(Plotting code records)
============

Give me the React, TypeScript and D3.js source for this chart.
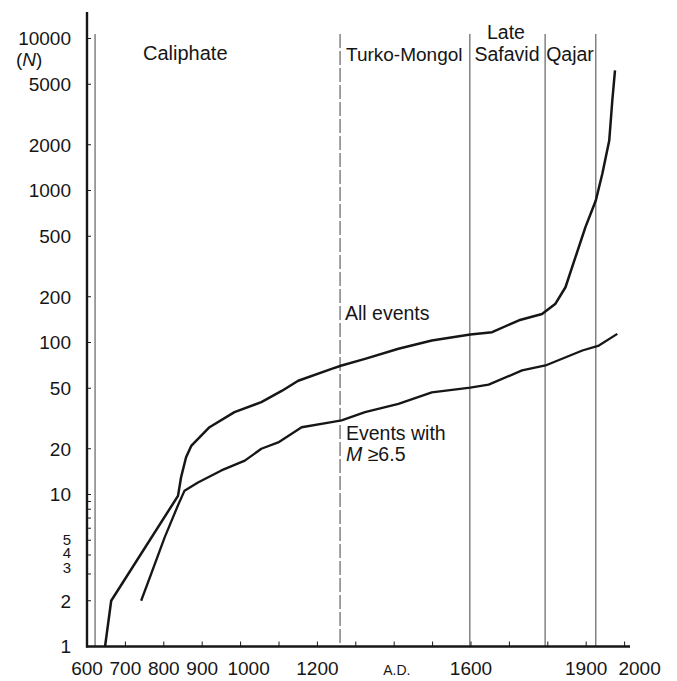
import * as d3 from 'd3';

// All events (cumulative number)
const allYears = [647, 663, 837, 845, 858, 872, 919, 984, 1054, 1107, 1150, 1237, 1263, 1324, 1411, 1498, 1598, 1655, 1725, 1785, 1820, 1846, 1872, 1898, 1925, 1942, 1960, 1968, 1975];
const allCounts = [1, 2, 9.8, 13, 17.6, 21, 27.7, 34.8, 40.5, 48, 56, 67, 70.6, 78, 91, 103, 113, 117, 140, 154, 180, 231, 364, 574, 860, 1290, 2130, 3910, 6160];

// Events with M >= 6.5
const bigYears = [741, 767, 802, 837, 854, 889, 950, 1011, 1054, 1098, 1159, 1237, 1263, 1324, 1411, 1498, 1598, 1646, 1733, 1794, 1890, 1933, 1981];
const bigCounts = [2, 3, 5.2, 8.5, 10.6, 12, 14.4, 16.7, 20, 22, 27.7, 29.9, 30.7, 34.8, 39.5, 47, 50.4, 52.8, 65.5, 70.6, 88.6, 95.5, 114];

// period boundaries
const periodYears = [621, 1259, 1597, 1793, 1925];
const periodDashed = [false, true, false, false, false];

const xTickYears = [700, 800, 900, 1000, 1100, 1200, 1300, 1400, 1500, 1600, 1700, 1800, 1900, 2000];
const xLabelYears = [600, 700, 800, 900, 1000, 1200, 1600, 1900, 2000];
const yTicks = [1, 2, 3, 4, 5, 6, 7, 8, 9, 10, 20, 50, 100, 200, 500, 1000, 2000, 5000, 10000];
const yLabels = [1, 2, 3, 4, 5, 10, 20, 50, 100, 200, 500, 1000, 2000, 5000, 10000];

const W = 677;
const H = 681;
const FONT = '"Liberation Sans", Arial, Helvetica, sans-serif';
const INK = '#161616';

// crowded labels are nudged a little, as in the print
const xLabelShift = (t: number) => (t === 1000 ? 8 : t === 2000 ? 15 : 0);
const yLabelShift = (t: number) => (t === 5 ? -1 : t === 4 ? -2 : t === 3 ? -6 : 0);
const yLabelSize = (t: number) => (t >= 3 && t <= 5 ? 15 : 19);

export default function App() {
  const x = d3.scaleLinear().domain([600, 2000]).range([87, 624.6]);
  const y = d3.scaleLog().domain([1, 10000]).range([646.5, 38.5]);

  const line = d3
    .line<[number, number]>()
    .x((d) => x(d[0]))
    .y((d) => y(d[1]))
    .curve(d3.curveLinear);

  const allPts = allYears.map((yr, i) => [yr, allCounts[i]] as [number, number]);
  const bigPts = bigYears.map((yr, i) => [yr, bigCounts[i]] as [number, number]);

  const axisY = y(1);
  const axisX = x(600);

  return (
    <svg
      width={W}
      height={H}
      style={{ position: 'absolute', left: 0, top: 0, background: '#fff' }}
      fontFamily={FONT}
      fill={INK}
    >
      {/* period boundaries */}
      {periodYears.map((yr, i) => (
        <line
          key={yr}
          x1={x(yr)}
          x2={x(yr)}
          y1={34}
          y2={axisY}
          stroke="#555"
          strokeWidth={1.1}
          strokeDasharray={periodDashed[i] ? '14,3' : undefined}
        />
      ))}

      {/* period labels */}
      <g fontSize={19.5}>
        <text x={143} y={60} fontSize={20}>Caliphate</text>
        <text x={346} y={61} fontSize={19}>Turko-Mongol</text>
        <text x={506} y={39} textAnchor="middle">Late</text>
        <text x={507} y={61} textAnchor="middle">Safavid</text>
        <text x={570} y={61} textAnchor="middle">Qajar</text>
      </g>

      {/* curves */}
      <path d={line(allPts) ?? ''} fill="none" stroke={INK} strokeWidth={2.5} strokeLinejoin="round" />
      <path d={line(bigPts) ?? ''} fill="none" stroke={INK} strokeWidth={2.3} strokeLinejoin="round" />

      {/* curve labels */}
      <g fontSize={19.5}>
        <text x={345} y={320}>All events</text>
        <text x={346} y={440}>Events with</text>
        <text x={346} y={461}>
          <tspan fontStyle="italic">M</tspan> ≥6.5
        </text>
      </g>

      {/* axes */}
      <line x1={axisX} x2={axisX} y1={12} y2={axisY + 1} stroke={INK} strokeWidth={2.4} />
      <line x1={axisX - 1} x2={630} y1={axisY} y2={axisY} stroke={INK} strokeWidth={2.4} />

      {yTicks.map((t) => (
        <line key={t} x1={axisX} x2={axisX + 4} y1={y(t)} y2={y(t)} stroke={INK} strokeWidth={1} />
      ))}
      {xTickYears.map((t) => (
        <line key={t} x1={x(t)} x2={x(t)} y1={axisY} y2={axisY - 5} stroke={INK} strokeWidth={1} />
      ))}

      <g textAnchor="end">
        {yLabels.map((t) => (
          <text key={t} x={71} y={y(t) + yLabelShift(t)} dy="0.36em" fontSize={yLabelSize(t)}>
            {t}
          </text>
        ))}
      </g>
      <text x={16} y={66} fontSize={19}>
        (<tspan fontStyle="italic">N</tspan>)
      </text>

      <g fontSize={19} textAnchor="middle">
        {xLabelYears.map((t) => (
          <text key={t} x={x(t) + xLabelShift(t)} y={675}>
            {t}
          </text>
        ))}
        <text x={x(1407)} y={675} fontSize={14}>A.D.</text>
      </g>
    </svg>
  );
}
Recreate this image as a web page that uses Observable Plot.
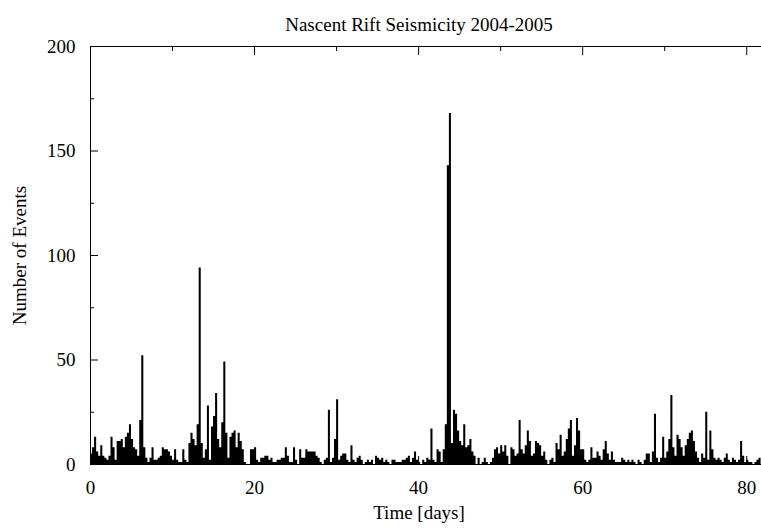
<!DOCTYPE html>
<html><head><meta charset="utf-8">
<script src="https://cdn.jsdelivr.net/npm/d3@7"></script>
<script src="https://cdn.jsdelivr.net/npm/@observablehq/plot@0.6"></script>
<style>body{margin:0;background:#fff} svg{display:block}</style>
</head><body><div id="chart"></div>
<script>
const title = "Nascent Rift Seismicity 2004-2005";
const xLabel = "Time [days]";
const yLabel = "Number of Events";
const binDays = 0.25; // each count covers 6 hours

// counts per 6-hour bin, in consecutive stretches
const countsDays0to13 = [5,8,13,6,4,9,4,3,2,4, 13,8,2,11,11,12,8,13,15,19, 12,8,7,4,21,52,8,3,1,3, 8,2,2,3,4,8,7,7,6,4, 2,7,2,1,1,7,2,1,10,15, 12,9,19,94];
const countsDays13to27 = [10,3,7,28,2,18,23,34,12,8, 20,49,15,3,13,15,16,8,15,11, 7,1,0,0,7,7,8,2,1,3, 3,4,4,2,3,1,1,2,2,3, 3,8,4,1,1,8,2,0,7,3, 3,7,6,6,6];
const countsDays27to40 = [6,4,3,1,0,2,3,26,1,3, 12,31,2,4,5,5,2,1,9,2, 1,3,4,2,0,1,2,1,2,0, 4,3,2,3,1,2,1,0,2,2, 1,1,1,2,2,3,4,1,3,6, 2,1,0,2];
const countsDays40to54 = [1,3,2,17,2,1,7,6,1,7, 19,143,168,10,26,24,16,11,9,19, 8,9,12,6,4,0,3,0,1,3, 1,0,1,3,7,8,5,9,6,9, 4,0,8,7,4,5,21,7,5,9, 16,11,4,5,11];
const countsDays54to68 = [10,9,4,6,2,0,2,3,1,10, 7,14,4,6,12,17,21,4,9,22, 16,7,7,2,1,2,8,3,3,6, 4,2,7,11,5,2,6,2,1,1, 1,3,2,1,2,1,2,1,0,2, 1,0,2,5];
const countsDays68to82 = [5,1,6,24,3,1,3,13,3,6, 12,33,8,4,14,12,8,4,9,12, 15,16,11,6,3,1,5,3,25,2, 16,7,3,2,3,2,1,3,5,2, 1,3,2,1,2,11,4,1,2,1, 1,0,1,2,3,0];

const xMajorTicks = [0, 20, 40, 60, 80];
const xMinorTicks = [10, 30, 50, 70];
const yMajorTicks = [0, 50, 100, 150, 200];
const yMinorTicks = [25, 75, 125, 175];

const counts = [...countsDays0to13, ...countsDays13to27, ...countsDays27to40,
                ...countsDays40to54, ...countsDays54to68, ...countsDays68to82];
const bins = counts.map((n, i) => ({t: i * binDays, n}));
bins.push({t: counts.length * binDays, n: counts[counts.length - 1]});

const chart = Plot.plot({
  width: 761, height: 531,
  marginLeft: 90, marginRight: 0, marginTop: 46, marginBottom: 67,
  style: {fontFamily: "'Liberation Serif', serif", fontSize: "19px", color: "black", background: "white", overflow: "visible"},
  x: {domain: [0, 81.8]},
  y: {domain: [0, 200]},
  marks: [
    Plot.areaY(bins, {x: "t", y: "n", curve: "step-after", fill: "black"}),
    Plot.ruleX([0], {stroke: "black"}),
    Plot.ruleY([0, 200], {stroke: "black"}),
    Plot.axisX({ticks: xMajorTicks, tickSize: 0, tickPadding: 16, label: null}),
    Plot.axisX({ticks: xMajorTicks, anchor: "bottom", tickSize: -8, text: null, label: null}),
    Plot.axisX({ticks: xMinorTicks, anchor: "bottom", tickSize: -4, text: null, label: null}),
    Plot.axisX({ticks: xMajorTicks, anchor: "top", tickSize: -8, text: null, label: null}),
    Plot.axisX({ticks: xMinorTicks, anchor: "top", tickSize: -4, text: null, label: null}),
    Plot.axisY({ticks: yMajorTicks, tickSize: 0, tickPadding: 15, label: null}),
    Plot.axisY({ticks: yMajorTicks, anchor: "left", tickSize: -8, text: null, label: null}),
    Plot.axisY({ticks: yMinorTicks, anchor: "left", tickSize: -4, text: null, label: null}),
    Plot.text([title], {frameAnchor: "top", dy: -29, dx: -7}),
    Plot.text([xLabel], {frameAnchor: "bottom", dy: 54, dx: -7}),
    Plot.text([yLabel], {frameAnchor: "left", textAnchor: "middle", dx: -71, rotate: -90})
  ]
});
document.getElementById("chart").appendChild(chart);
</script>
</body></html>
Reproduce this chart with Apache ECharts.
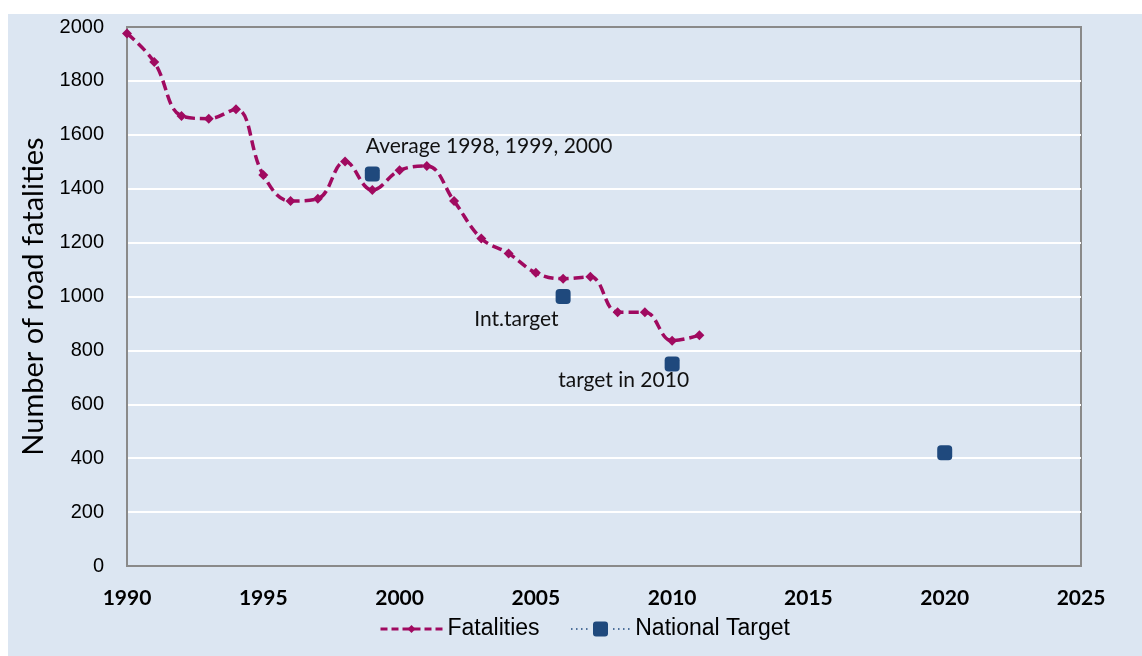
<!DOCTYPE html>
<html>
<head>
<meta charset="utf-8">
<title>Road fatalities</title>
<script src="https://cdn.jsdelivr.net/npm/echarts@6/dist/echarts.min.js"></script>
<style>
    html, body { margin: 0; padding: 0; background: #fff; }
    #chart {
        position: absolute;
        left: 8px;
        top: 14px;
        width: 1134px;
        height: 642px;
        background: #dce6f2;
    }
</style>
</head>
<body>
<div id="chart"></div>
<script>
var years = [1990, 1991, 1992, 1993, 1994, 1995, 1996, 1997, 1998, 1999, 2000,
    2001, 2002, 2003, 2004, 2005, 2006, 2007, 2008, 2009, 2010, 2011];
var fatalities = [1976, 1870, 1670, 1660, 1695, 1451, 1354, 1363, 1501, 1395, 1468,
    1484, 1354, 1215, 1160, 1088, 1066, 1073, 942, 942, 836, 856];

var targetYears = [1999, 2006, 2010, 2020];
var targetValues = [1455, 1000, 750, 420];
var targetNotes = ["Average 1998, 1999, 2000", "Int.target", "target in 2010", ""];

var yTicks = [0, 200, 400, 600, 800, 1000, 1200, 1400, 1600, 1800, 2000];
var xTicks = [1990, 1995, 2000, 2005, 2010, 2015, 2020, 2025];

(function() {
    var chart = echarts.init(document.getElementById("chart"), null, { renderer: "canvas" });

    var purple = "#a00a60",
        navy = "#1f497d",
        calibri = "Lato, 'Open Sans', sans-serif",
        narrow = "'Liberation Sans', Arial, sans-serif";

    // where each note sits, relative to its marker
    var notePos = [
        { position: [1, -20], align: "left" },
        { position: [3, 30], align: "right" },
        { position: [-41, 24], align: "center" },
        { position: [0, 0], align: "left" }
    ];

    var fatalData = years.map(function(y, i) {
        return [y, fatalities[i]];
    });
    var targetData = targetYears.map(function(y, i) {
        return {
            value: [y, targetValues[i]],
            label: {
                show: !!targetNotes[i],
                formatter: targetNotes[i],
                position: notePos[i].position,
                align: notePos[i].align,
                verticalAlign: "middle"
            }
        };
    });

    // dotted line + rounded square, like the excel legend key
    var targetIcon = "path://M0 6.7h1.5v1.6h-1.5Z M5 6.7h1.5v1.6h-1.5Z M10 6.7h1.5v1.6h-1.5Z M15 6.7h1.5v1.6h-1.5Z" +
        " M25 0H34Q37 0 37 3V12Q37 15 34 15H25Q22 15 22 12V3Q22 0 25 0Z" +
        " M42 6.7h1.5v1.6h-1.5Z M47 6.7h1.5v1.6h-1.5Z M52 6.7h1.5v1.6h-1.5Z M57 6.7h1.5v1.6h-1.5Z";

    var legendText = {
        fontFamily: narrow,
        fontSize: 23,
        color: "#000",
        lineHeight: 30
    };

    var option = {
        animation: false,
        grid: {
            left: 119,
            top: 13,
            right: 61,
            bottom: 90,
            show: true,
            borderColor: "#8a8a8a",
            borderWidth: 2,
            backgroundColor: "transparent"
        },
        legend: [{
            data: ["Fatalities"],
            left: 371,
            top: 600,
            padding: 0,
            itemWidth: 62,
            itemHeight: 10,
            itemGap: 5,
            lineStyle: { type: [7, 4], width: 3 },
            textStyle: legendText
        }, {
            data: [{ name: "National Target", icon: targetIcon, itemStyle: { opacity: 1 } }],
            left: 563,
            top: 600,
            padding: 0,
            itemWidth: 60,
            itemHeight: 15,
            textStyle: legendText
        }],
        xAxis: {
            type: "value",
            min: xTicks[0],
            max: xTicks[xTicks.length - 1],
            interval: 5,
            axisLine: { show: true, lineStyle: { color: "#8a8a8a", width: 2 } },
            axisTick: { show: false },
            splitLine: { show: false },
            axisLabel: {
                margin: 22,
                fontFamily: calibri,
                fontWeight: "bold",
                fontSize: 21,
                color: "#000",
                formatter: function(v) { return String(v); }
            }
        },
        yAxis: {
            type: "value",
            min: yTicks[0],
            max: yTicks[yTicks.length - 1],
            interval: 200,
            name: "Number of road fatalities",
            nameLocation: "middle",
            nameGap: 64,
            nameTextStyle: {
                fontFamily: calibri,
                fontSize: 29,
                color: "#000"
            },
            axisLine: { show: true, lineStyle: { color: "#8a8a8a", width: 2 } },
            axisTick: { show: false },
            splitLine: {
                show: true,
                showMinLine: false,
                showMaxLine: false,
                lineStyle: { color: "#ffffff", width: 2 }
            },
            axisLabel: {
                margin: 23,
                fontFamily: narrow,
                fontSize: 20,
                color: "#000",
                formatter: function(v) { return String(v); }
            }
        },
        series: [{
            name: "Fatalities",
            type: "line",
            data: fatalData,
            smooth: 0.4,
            symbol: "diamond",
            symbolSize: 10,
            showAllSymbol: true,
            color: purple,
            lineStyle: { color: purple, width: 3.5, type: [10, 5] },
            itemStyle: { color: purple },
            z: 3
        }, {
            name: "National Target",
            type: "scatter",
            data: targetData,
            symbol: "roundRect",
            symbolSize: 15,
            color: navy,
            itemStyle: { color: navy, opacity: 1 },
            label: {
                fontFamily: calibri,
                fontSize: 21,
                color: "#111"
            },
            z: 4
        }]
    };

    chart.setOption(option);
}());
</script>
</body>
</html>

============

Short exercise: Reproduce each line of the material containing the word "with".

Task output:
// Events with M >= 6.5
        <text x={346} y={440}>Events with</text>
Reproduce this chart with Apache ECharts.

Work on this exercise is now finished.